The Energy Department is launching a new $2.5 billion revolving fund on Tuesday to spur construction of major transmission projects.
Why it matters: New and upgraded transmission is needed to link expanding renewable power to demand centers. But financing and permitting are notoriously tough.
Driving the news: DOE just issued a formal "notice of intent" for the "Transmission Facilitation Program" (TFP) in the bipartisan infrastructure law. It's a way to gather input ahead of a solicitation for proposals.
How it works: The program provides DOE tools including loans and authority to purchase power off-take capacity in new projects — capacity it would resell to replenish the fund.
- The contracts, the subject of the first solicitation, are meant to help give investors confidence.
- "It's always that challenge of, you may have generation but you need to have buyers on the other end," Patricia Hoffman, DOE's top grid official, tells Axios.
The big picture: It's among several pieces of the new law aimed at spurring transmission and grid upgrades to boost reliability and clean energy.

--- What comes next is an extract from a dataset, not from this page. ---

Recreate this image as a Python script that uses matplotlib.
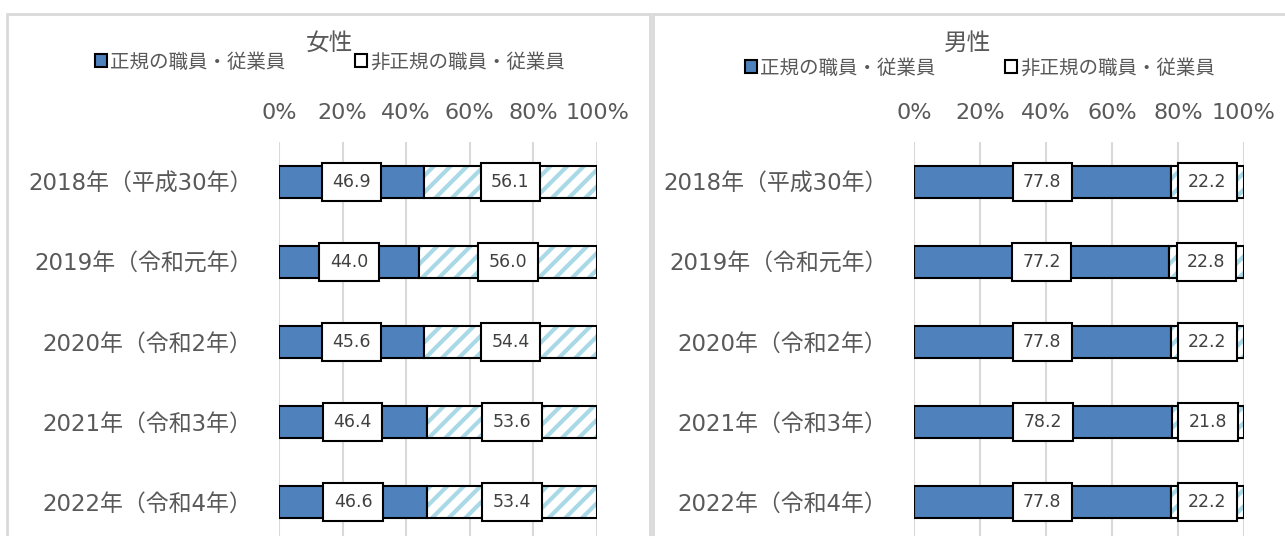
import numpy as np
import matplotlib.pyplot as plt
from matplotlib.patches import Patch, Rectangle

plt.rcParams['font.family'] = ['DejaVu Sans', 'Noto Sans CJK JP']
plt.rcParams['hatch.linewidth'] = 3.0

years = ["2018年（平成30年）", "2019年（令和元年）", "2020年（令和2年）",
         "2021年（令和3年）", "2022年（令和4年）"]
women_regular = [46.9, 44.0, 45.6, 46.4, 46.6]
women_nonregular = [56.1, 56.0, 54.4, 53.6, 53.4]
men_regular = [77.8, 77.2, 77.8, 78.2, 77.8]
men_nonregular = [22.2, 22.8, 22.2, 21.8, 22.2]

legend_labels = ["正規の職員・従業員", "非正規の職員・従業員"]
xticks = [0, 20, 40, 60, 80, 100]

BLUE = "#4f81bd"
HATCH = "#a9d8e6"
GREY_TXT = "#595959"
GRID = "#d9d9d9"

W, H = 1285, 536
fig = plt.figure(figsize=(W / 100, H / 100), dpi=100)

# panel frames (pixel coords -> figure coords)
def px_rect(x0, y0, x1, y1):
    return [x0 / W, 1 - y1 / H, (x1 - x0) / W, (y1 - y0) / H]

for x0, x1 in [(7, 650), (653, 1295)]:
    r = px_rect(x0, 14, x1, 560)
    fig.patches.append(Rectangle((r[0], r[1]), r[2], r[3], transform=fig.transFigure,
                                 fill=False, edgecolor=GRID, linewidth=2, zorder=0))


def panel(ax_px, title, title_xy, legend_xy, regular, nonregular):
    ax = fig.add_axes(px_rect(*ax_px))
    reg = np.array(regular)
    non = np.array(nonregular)
    total = reg + non
    reg_pct = reg / total * 100
    non_pct = non / total * 100
    y = np.arange(len(years))

    b1 = ax.barh(y, reg_pct, height=0.4, color=BLUE, edgecolor="black",
                 linewidth=1.5, zorder=3)
    ax.barh(y, non_pct, left=reg_pct, height=0.4, color="white",
            edgecolor=HATCH, hatch="//", linewidth=0, zorder=3)
    b2 = ax.barh(y, non_pct, left=reg_pct, height=0.4, color="none",
                 edgecolor="black", linewidth=1.5, zorder=4)

    box = dict(boxstyle="square,pad=0.6", facecolor="white", edgecolor="black",
               linewidth=1.5)
    ax.bar_label(b1, labels=[f"{v:.1f}" for v in reg], label_type="center",
                 fontsize=12.5, color="#404040", bbox=box, zorder=5)
    ax.bar_label(b2, labels=[f"{v:.1f}" for v in non], label_type="center",
                 fontsize=12.5, color="#404040", bbox=box, zorder=5)

    ax.set_xlim(0, 100)
    ax.set_ylim(len(years) - 0.5, -0.5)
    ax.set_xticks(xticks)
    ax.set_xticklabels([f"{t}%" for t in xticks])
    ax.set_yticks(y)
    ax.set_yticklabels(years)
    ax.xaxis.tick_top()
    ax.tick_params(axis="x", length=0, pad=14, labelsize=16, labelcolor=GREY_TXT)
    ax.tick_params(axis="y", length=0, pad=19, labelsize=16.5, labelcolor=GREY_TXT)
    for s in ax.spines.values():
        s.set_visible(False)
    ax.grid(axis="x", color=GRID, linewidth=1.5, zorder=0)
    ax.set_axisbelow(True)

    fig.text(title_xy[0] / W, 1 - title_xy[1] / H, title, fontsize=17,
             color=GREY_TXT, ha="center", va="center")
    handles = [Patch(facecolor=BLUE, edgecolor="black", linewidth=1.5),
               Patch(facecolor="white", edgecolor="black", linewidth=1.5)]
    fig.legend(handles, legend_labels, loc="center",
               bbox_to_anchor=(legend_xy[0] / W, 1 - legend_xy[1] / H),
               ncol=2, frameon=False, fontsize=14, labelcolor=GREY_TXT,
               handlelength=0.6, handleheight=0.6, handletextpad=0.15,
               columnspacing=3.6)
    return ax


panel((279, 142, 597, 542), "女性", (329, 43), (330, 62), women_regular, women_nonregular)
panel((914, 142, 1244, 542), "男性", (968, 43), (980, 68), men_regular, men_nonregular)

fig.savefig("out.png", dpi=100)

- The White House climate targets include 100% zero-carbon power by 2035 and a 50% cut in economy-wide emissions by 2030.

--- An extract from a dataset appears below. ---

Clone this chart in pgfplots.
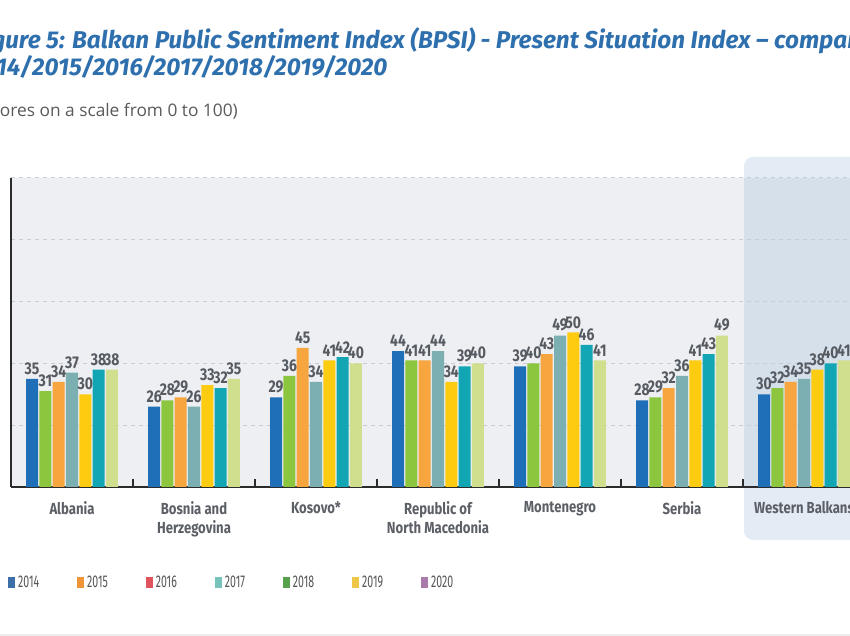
\documentclass[border=0pt]{standalone}
\usepackage{pgfplots}
\pgfplotsset{compat=1.18}
\usepackage{fontspec}
\setmainfont{Open Sans}
\newfontfamily\titlef{Fira Sans}
\newfontfamily\condf[FakeStretch=0.82]{Fira Sans}
\newfontfamily\legf[FakeStretch=0.62]{Fira Sans}
\definecolor{titleblue}{HTML}{2E6FAD}
\definecolor{subgray}{HTML}{5A5A5A}
\definecolor{plotbg}{HTML}{EDEFF2}
\definecolor{wbbox}{HTML}{E3ECF5}
\definecolor{wbplot}{HTML}{D6E0EA}
\definecolor{gridgray}{HTML}{C6CCD3}
\definecolor{axisdark}{HTML}{2B2B2B}
\definecolor{labgray}{HTML}{5C6066}
\definecolor{numgray}{HTML}{565A61}
\definecolor{leggray}{HTML}{555555}
\definecolor{ca}{HTML}{1F6FB8}
\definecolor{cb}{HTML}{8CC63E}
\definecolor{cc}{HTML}{F6A53F}
\definecolor{cd}{HTML}{7BAFB1}
\definecolor{ce}{HTML}{FDCB0F}
\definecolor{cf}{HTML}{12A6B4}
\definecolor{cg}{HTML}{D0DF8D}
\definecolor{la}{HTML}{3C6FA8}
\definecolor{lb}{HTML}{EF9437}
\definecolor{lc}{HTML}{E0525C}
\definecolor{ld}{HTML}{78C2BC}
\definecolor{le}{HTML}{58A14C}
\definecolor{lf}{HTML}{EEC748}
\definecolor{lg}{HTML}{A97BAA}
\begin{document}
\begin{tikzpicture}[x=1pt,y=1pt]
\begin{scope}[shift={(-11,-149)}]
\fill[white] (0,0) rectangle (850,636);
\fill[wbbox, rounded corners=9pt] (744,96) rectangle (900,479);
\fill[plotbg] (11,149) rectangle (744,458);
\fill[wbplot] (744,149) rectangle (900,458);
\draw[black!7, line width=2pt] (0,1) -- (850,1);
\node[anchor=base west, inner sep=0pt, font=\titlef\bfseries\itshape\fontsize{24.3}{28}\selectfont, text=titleblue] at (72,587) {\llap{Figure 5: }Balkan Public Sentiment Index (BPSI) - Present Situation Index – comparison};
\node[anchor=base west, inner sep=0pt, font=\titlef\bfseries\itshape\fontsize{24.3}{28}\selectfont, text=titleblue] at (32,560) {\llap{2014/}2015/2016/2017/2018/2019/2020};
\node[anchor=base east, inner sep=0pt, font=\fontsize{17.3}{21}\selectfont, text=subgray] at (238,519) {(Scores on a scale from 0 to 100)};
\end{scope}
\begin{axis}[
  width=854pt, height=309pt, scale only axis,
  xmin=-0.5, xmax=6.5, ymin=0, ymax=100,
  axis lines=left, axis line style={-},
  x axis line style={draw=axisdark, line width=2pt},
  y axis line style={draw=axisdark, line width=1.5pt},
  ybar, bar width=0.0984,
  xtick={0,...,6},
  xticklabels={Albania,{Bosnia and\\Herzegovina},Kosovo*,{Republic of\\North Macedonia},Montenegro,Serbia,Western Balkans},
  minor xtick={0.5,1.5,2.5,3.5,4.5,5.5},
  major x tick style={draw=none},
  minor x tick style={draw=axisdark, line width=1.3pt},
  minor tick length=8pt, xtick align=inside,
  ytick={20,40,60,80,100}, yticklabels={}, ytick style={draw=none},
  ymajorgrids,
  major grid style={draw=gridgray, line width=1pt, dash pattern=on 4pt off 4pt},
  xticklabel style={font=\condf\bfseries\fontsize{16}{19}\selectfont, text=labgray, align=center, anchor=north, inner sep=0pt},
  xticklabel shift=14pt,
  /pgf/number format/assume math mode=true,
  nodes near coords,
  every node near coord/.append style={font=\condf\bfseries\fontsize{17}{20}\selectfont, text=numgray, inner sep=0pt, anchor=south, yshift=4pt},
  legend columns=7,
  legend style={draw=none, fill=none, inner sep=0pt, at={(-0.0035,-0.309)}, anchor=west,
    font=\legf\fontsize{17}{20}\selectfont, text=leggray,
    /tikz/every odd column/.append style={column sep=3pt},
    /tikz/every even column/.append style={column sep=38pt},
    nodes={inner sep=0pt}},
  legend image code/.code={\fill[#1] (0pt,-5.5pt) rectangle (7pt,5.5pt);},
]
\addplot[fill=ca, draw=none, bar shift=-0.327, forget plot] coordinates {(0,35) (1,26) (2,29) (3,44) (4,39) (5,28) (6,30)};
\addplot[fill=cb, draw=none, bar shift=-0.218, forget plot] coordinates {(0,31) (1,28) (2,36) (3,41) (4,40) (5,29) (6,32)};
\addplot[fill=cc, draw=none, bar shift=-0.109, forget plot] coordinates {(0,34) (1,29) (2,45) (3,41) (4,43) (5,32) (6,34)};
\addplot[fill=cd, draw=none, bar shift=0, forget plot] coordinates {(0,37) (1,26) (2,34) (3,44) (4,49) (5,36) (6,35)};
\addplot[fill=ce, draw=none, bar shift=0.109, forget plot] coordinates {(0,30) (1,33) (2,41) (3,34) (4,50) (5,41) (6,38)};
\addplot[fill=cf, draw=none, bar shift=0.218, forget plot] coordinates {(0,38) (1,32) (2,42) (3,39) (4,46) (5,43) (6,40)};
\addplot[fill=cg, draw=none, bar shift=0.327, forget plot] coordinates {(0,38) (1,35) (2,40) (3,40) (4,41) (5,49) (6,41)};
\addlegendimage{fill=la, draw=none}\addlegendentry{2014}
\addlegendimage{fill=lb, draw=none}\addlegendentry{2015}
\addlegendimage{fill=lc, draw=none}\addlegendentry{2016}
\addlegendimage{fill=ld, draw=none}\addlegendentry{2017}
\addlegendimage{fill=le, draw=none}\addlegendentry{2018}
\addlegendimage{fill=lf, draw=none}\addlegendentry{2019}
\addlegendimage{fill=lg, draw=none}\addlegendentry{2020}
\end{axis}
\pgfresetboundingbox
\useasboundingbox (-11,-149) rectangle (839,487);
\end{tikzpicture}
\end{document}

- "Transmission is very important to achieving the administration's goals to achieve low-cost and low-carbon electricity sources and connecting those sources to consumers," Hoffman said.

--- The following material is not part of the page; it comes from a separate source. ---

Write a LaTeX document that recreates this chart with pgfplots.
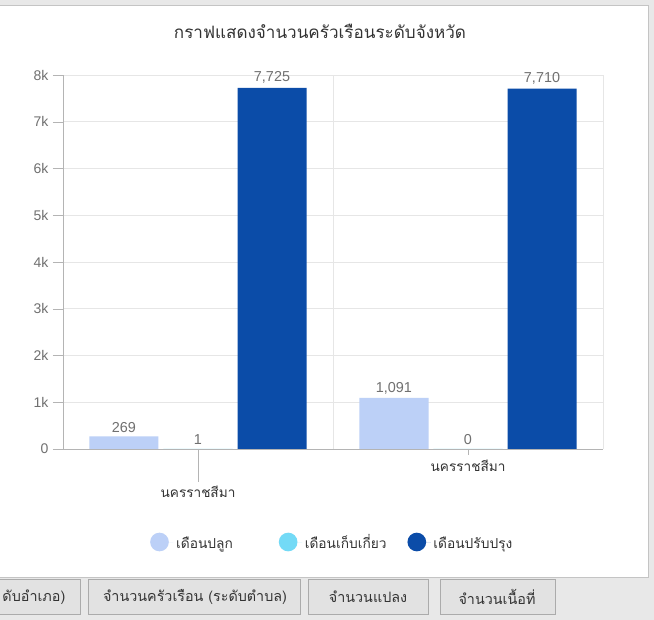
\documentclass[border=0pt]{standalone}
\usepackage{fontspec}
\setmainfont{Liberation Sans}
\newfontfamily\thai[Script=Thai]{Loma}
\usepackage{pgfplots}
\pgfplotsset{compat=1.18}
\definecolor{cA}{HTML}{BCD0F7}
\definecolor{cB}{HTML}{73DAF6}
\definecolor{cC}{HTML}{0B4CA8}
\definecolor{bg}{HTML}{E8E8E8}
\definecolor{panelb}{HTML}{C4C4C4}
\definecolor{gridc}{HTML}{E6E6E6}
\definecolor{axc}{HTML}{B4B4B4}
\definecolor{txt}{HTML}{333333}
\definecolor{lab}{HTML}{707070}
\definecolor{btn}{HTML}{E2E2E2}
\definecolor{btnb}{HTML}{ABABAB}
\newcommand\lph{\vphantom{เกี่ยวปลู}}
\begin{document}
\begin{tikzpicture}
\clip (0,0) rectangle (490.5pt,465pt);
\begin{scope}[shift={(0pt,465pt)},x=0.75pt,y=-0.75pt]
\fill[bg] (0,0) rectangle (654,620);
\filldraw[fill=white,draw=panelb] (-2,5) rectangle (648,577);
\node[font=\thai\fontsize{12.8}{15}\selectfont, text=txt] at (320,31) {กราฟแสดงจำนวนครัวเรือนระดับจังหวัด};
\filldraw[fill=btn,draw=btnb] (-150,579) rectangle (80,614);
\node[anchor=east,font=\thai\fontsize{10.75}{13}\selectfont, text=txt] at (70,597) {ดับอำเภอ)};
\filldraw[fill=btn,draw=btnb] (88,579) rectangle (300,614);
\node[font=\thai\fontsize{10.75}{13}\selectfont, text=txt] at (195,597) {จำนวนครัวเรือน (ระดับตำบล)};
\filldraw[fill=btn,draw=btnb] (308,579) rectangle (428,614);
\node[font=\thai\fontsize{10.75}{13}\selectfont, text=txt] at (368,597) {จำนวนแปลง};
\filldraw[fill=btn,draw=btnb] (440,579) rectangle (555,614);
\node[font=\thai\fontsize{10.75}{13}\selectfont, text=txt] at (497,597) {จำนวนเนื้อที่};
\end{scope}
\begin{axis}[
  at={(47.25pt,128.25pt)}, anchor=south west,
  scale only axis, width=405pt, height=280.5pt,
  xmin=0, xmax=2, ymin=0, ymax=8000, clip=false,
  ybar, bar width=0.2556,
  axis x line*=bottom, axis y line*=left,
  axis line style={draw=axc},
  xtick=\empty,
  extra x ticks={1,2}, extra x tick labels={},
  extra x tick style={grid=major, major tick length=0pt},
  ytick={0,1000,2000,3000,4000,5000,6000,7000,8000},
  yticklabels={0,1k,2k,3k,4k,5k,6k,7k,8k},
  ymajorgrids, major grid style={draw=gridc},
  tick align=outside, major tick length=7.5pt,
  ytick style={draw=axc},
  yticklabel style={font=\fontsize{10.5}{12}\selectfont, text=lab},
  nodes near coords,
  nodes near coords style={font=\fontsize{10.8}{12}\selectfont, text=lab, yshift=-0.5pt},
  legend style={at={(axis description cs:0.1535,-0.2487)}, anchor=west, draw=none, fill=none,
    legend columns=3, font=\thai\fontsize{10.3}{12}\selectfont, text=txt},
  legend cell align=left,
  /pgf/number format/.cd, 1000 sep={,}, assume math mode=true
]
\addplot[bar shift=-0.2741, fill=cA, draw=none,
  legend image code/.code={\fill[cA] (7pt,0pt) circle (7pt);\path (0pt,0pt) -- (17.5pt,0pt);}]
  coordinates {(0.5,269) (1.5,1091)};
\addlegendentry{\makebox[75pt][l]{\lph เดือนปลูก}}
\addplot[bar shift=0, fill=cB, draw=none,
  legend image code/.code={\fill[cB] (7pt,0pt) circle (7pt);\path (0pt,0pt) -- (17.5pt,0pt);}]
  coordinates {(0.5,1) (1.5,0)};
\addlegendentry{\makebox[75pt][l]{\lph เดือนเก็บเกี่ยว}}
\addplot[bar shift=0.2741, fill=cC, draw=none,
  legend image code/.code={\fill[cC] (7pt,0pt) circle (7pt);\path (0pt,0pt) -- (17.5pt,0pt);}]
  coordinates {(0.5,7725) (1.5,7710)};
\addlegendentry{\makebox[75pt][l]{\lph เดือนปรับปรุง}}
\draw[axc] (axis cs:0.5,0) -- ++(0pt,-24.75pt);
\draw[axc] (axis cs:1.5,0) -- ++(0pt,-4.5pt);
\node[font=\thai\fontsize{10.2}{12}\selectfont, text=txt] at ([yshift=-32.25pt]axis cs:0.5,0) {นครราชสีมา};
\node[font=\thai\fontsize{10.2}{12}\selectfont, text=txt] at ([yshift=-12.75pt]axis cs:1.5,0) {นครราชสีมา};
\end{axis}
\end{tikzpicture}
\end{document}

- The program is part of DOE's wider "building a better grid" initiative.
The intrigue: The new program is the first time DOE can enter into these capacity contracts outside the federally owned Power Marketing Administrations, Hoffman said.
- "What is exciting about this is, it is a solution that that industry has an opportunity to take advantage of," she said.
- "I've seen a lot of excitement around this because it's new. It has the ability to move things forward," said Hoffman, who is acting director of DOE's Grid Deployment Office.
Yes, but: The U.S. probably can't meet White House climate targets without the big clean energy tax credits and other deployments tools in President Biden's stalled "Build Back Better" legislation.
What's next: The department expects to begin a process under TFP early next year that adds the program's loan and public-private partnership financing tools, DOE said.